§ EXERCISE PROMPT
Quote every line below exactly and skip any picture.
## START GIVEN MATERIAL
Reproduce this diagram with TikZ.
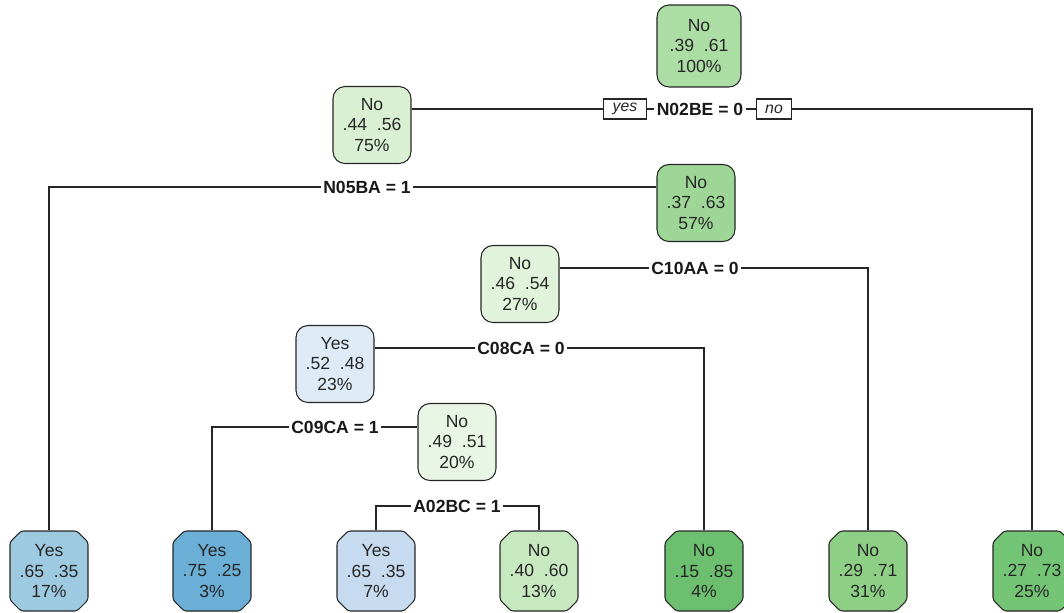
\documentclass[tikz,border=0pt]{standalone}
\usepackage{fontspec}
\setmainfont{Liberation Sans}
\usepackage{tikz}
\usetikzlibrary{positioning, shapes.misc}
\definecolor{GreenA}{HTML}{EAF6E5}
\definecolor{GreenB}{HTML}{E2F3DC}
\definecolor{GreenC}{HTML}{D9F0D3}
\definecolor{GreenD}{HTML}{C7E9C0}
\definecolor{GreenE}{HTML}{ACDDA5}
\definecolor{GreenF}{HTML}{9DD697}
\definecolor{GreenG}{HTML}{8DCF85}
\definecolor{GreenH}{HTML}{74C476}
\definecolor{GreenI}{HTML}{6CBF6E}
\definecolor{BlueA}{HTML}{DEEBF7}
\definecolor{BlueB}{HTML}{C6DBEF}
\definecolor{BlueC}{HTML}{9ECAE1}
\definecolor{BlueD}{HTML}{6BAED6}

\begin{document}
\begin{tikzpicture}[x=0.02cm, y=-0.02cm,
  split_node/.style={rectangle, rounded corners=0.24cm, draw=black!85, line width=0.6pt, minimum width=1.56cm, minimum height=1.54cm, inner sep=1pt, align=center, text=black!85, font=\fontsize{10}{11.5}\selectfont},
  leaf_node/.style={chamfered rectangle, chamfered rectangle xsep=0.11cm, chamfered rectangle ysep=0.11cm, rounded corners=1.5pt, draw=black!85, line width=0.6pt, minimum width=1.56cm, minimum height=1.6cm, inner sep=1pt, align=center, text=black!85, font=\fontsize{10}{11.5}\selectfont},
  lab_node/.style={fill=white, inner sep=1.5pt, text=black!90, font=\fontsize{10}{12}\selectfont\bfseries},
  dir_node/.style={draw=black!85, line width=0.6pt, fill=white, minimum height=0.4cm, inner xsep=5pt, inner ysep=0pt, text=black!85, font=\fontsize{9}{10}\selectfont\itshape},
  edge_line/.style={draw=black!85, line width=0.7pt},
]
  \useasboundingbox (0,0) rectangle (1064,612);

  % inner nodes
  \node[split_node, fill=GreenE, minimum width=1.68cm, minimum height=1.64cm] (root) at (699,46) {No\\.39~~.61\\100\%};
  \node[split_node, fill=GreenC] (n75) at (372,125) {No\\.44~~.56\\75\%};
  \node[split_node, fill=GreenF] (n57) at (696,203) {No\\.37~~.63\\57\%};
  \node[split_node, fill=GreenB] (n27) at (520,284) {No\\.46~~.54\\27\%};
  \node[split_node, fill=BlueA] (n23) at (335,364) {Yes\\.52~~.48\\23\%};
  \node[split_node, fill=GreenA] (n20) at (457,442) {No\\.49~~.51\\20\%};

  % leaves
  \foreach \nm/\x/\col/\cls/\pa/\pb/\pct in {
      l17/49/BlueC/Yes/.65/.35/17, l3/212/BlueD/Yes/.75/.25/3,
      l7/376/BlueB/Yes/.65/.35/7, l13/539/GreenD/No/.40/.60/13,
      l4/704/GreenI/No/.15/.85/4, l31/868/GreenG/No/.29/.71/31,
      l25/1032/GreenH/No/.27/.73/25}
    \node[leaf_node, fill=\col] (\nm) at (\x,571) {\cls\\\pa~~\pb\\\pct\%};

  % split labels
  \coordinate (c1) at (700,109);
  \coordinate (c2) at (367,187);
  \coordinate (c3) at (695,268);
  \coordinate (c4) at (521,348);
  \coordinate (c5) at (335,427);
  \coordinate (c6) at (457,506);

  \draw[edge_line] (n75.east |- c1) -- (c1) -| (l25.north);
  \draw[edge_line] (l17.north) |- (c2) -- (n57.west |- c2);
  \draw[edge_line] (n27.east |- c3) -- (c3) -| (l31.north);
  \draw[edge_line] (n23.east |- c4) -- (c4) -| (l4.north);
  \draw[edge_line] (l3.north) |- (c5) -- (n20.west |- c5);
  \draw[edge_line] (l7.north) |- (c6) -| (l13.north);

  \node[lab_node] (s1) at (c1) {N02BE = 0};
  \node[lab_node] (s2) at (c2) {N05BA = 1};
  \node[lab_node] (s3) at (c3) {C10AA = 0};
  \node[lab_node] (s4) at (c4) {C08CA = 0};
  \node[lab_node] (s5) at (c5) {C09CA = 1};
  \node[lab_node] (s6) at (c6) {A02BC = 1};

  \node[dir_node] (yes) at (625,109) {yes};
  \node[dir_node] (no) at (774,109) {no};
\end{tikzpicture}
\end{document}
## END GIVEN MATERIAL
§ SOLUTION TO THIS PROBLEM
Reproduce this diagram with TikZ.
\documentclass[tikz,border=0pt]{standalone}
\usepackage{fontspec}
\setmainfont{Liberation Sans}
\usepackage{tikz}
\usetikzlibrary{positioning, shapes.misc}
\definecolor{GreenA}{HTML}{EAF6E5}
\definecolor{GreenB}{HTML}{E2F3DC}
\definecolor{GreenC}{HTML}{D9F0D3}
\definecolor{GreenD}{HTML}{C7E9C0}
\definecolor{GreenE}{HTML}{ACDDA5}
\definecolor{GreenF}{HTML}{9DD697}
\definecolor{GreenG}{HTML}{8DCF85}
\definecolor{GreenH}{HTML}{74C476}
\definecolor{GreenI}{HTML}{6CBF6E}
\definecolor{BlueA}{HTML}{DEEBF7}
\definecolor{BlueB}{HTML}{C6DBEF}
\definecolor{BlueC}{HTML}{9ECAE1}
\definecolor{BlueD}{HTML}{6BAED6}

\begin{document}
\begin{tikzpicture}[x=0.02cm, y=-0.02cm,
  split_node/.style={rectangle, rounded corners=0.24cm, draw=black!85, line width=0.6pt, minimum width=1.56cm, minimum height=1.54cm, inner sep=1pt, align=center, text=black!85, font=\fontsize{10}{11.5}\selectfont},
  leaf_node/.style={chamfered rectangle, chamfered rectangle xsep=0.11cm, chamfered rectangle ysep=0.11cm, rounded corners=1.5pt, draw=black!85, line width=0.6pt, minimum width=1.56cm, minimum height=1.6cm, inner sep=1pt, align=center, text=black!85, font=\fontsize{10}{11.5}\selectfont},
  lab_node/.style={fill=white, inner sep=1.5pt, text=black!90, font=\fontsize{10}{12}\selectfont\bfseries},
  dir_node/.style={draw=black!85, line width=0.6pt, fill=white, minimum height=0.4cm, inner xsep=5pt, inner ysep=0pt, text=black!85, font=\fontsize{9}{10}\selectfont\itshape},
  edge_line/.style={draw=black!85, line width=0.7pt},
]
  \useasboundingbox (0,0) rectangle (1064,612);

  % inner nodes
  \node[split_node, fill=GreenE, minimum width=1.68cm, minimum height=1.64cm] (root) at (699,46) {No\\.39~~.61\\100\%};
  \node[split_node, fill=GreenC] (n75) at (372,125) {No\\.44~~.56\\75\%};
  \node[split_node, fill=GreenF] (n57) at (696,203) {No\\.37~~.63\\57\%};
  \node[split_node, fill=GreenB] (n27) at (520,284) {No\\.46~~.54\\27\%};
  \node[split_node, fill=BlueA] (n23) at (335,364) {Yes\\.52~~.48\\23\%};
  \node[split_node, fill=GreenA] (n20) at (457,442) {No\\.49~~.51\\20\%};

  % leaves
  \foreach \nm/\x/\col/\cls/\pa/\pb/\pct in {
      l17/49/BlueC/Yes/.65/.35/17, l3/212/BlueD/Yes/.75/.25/3,
      l7/376/BlueB/Yes/.65/.35/7, l13/539/GreenD/No/.40/.60/13,
      l4/704/GreenI/No/.15/.85/4, l31/868/GreenG/No/.29/.71/31,
      l25/1032/GreenH/No/.27/.73/25}
    \node[leaf_node, fill=\col] (\nm) at (\x,571) {\cls\\\pa~~\pb\\\pct\%};

  % split labels
  \coordinate (c1) at (700,109);
  \coordinate (c2) at (367,187);
  \coordinate (c3) at (695,268);
  \coordinate (c4) at (521,348);
  \coordinate (c5) at (335,427);
  \coordinate (c6) at (457,506);

  \draw[edge_line] (n75.east |- c1) -- (c1) -| (l25.north);
  \draw[edge_line] (l17.north) |- (c2) -- (n57.west |- c2);
  \draw[edge_line] (n27.east |- c3) -- (c3) -| (l31.north);
  \draw[edge_line] (n23.east |- c4) -- (c4) -| (l4.north);
  \draw[edge_line] (l3.north) |- (c5) -- (n20.west |- c5);
  \draw[edge_line] (l7.north) |- (c6) -| (l13.north);

  \node[lab_node] (s1) at (c1) {N02BE = 0};
  \node[lab_node] (s2) at (c2) {N05BA = 1};
  \node[lab_node] (s3) at (c3) {C10AA = 0};
  \node[lab_node] (s4) at (c4) {C08CA = 0};
  \node[lab_node] (s5) at (c5) {C09CA = 1};
  \node[lab_node] (s6) at (c6) {A02BC = 1};

  \node[dir_node] (yes) at (625,109) {yes};
  \node[dir_node] (no) at (774,109) {no};
\end{tikzpicture}
\end{document}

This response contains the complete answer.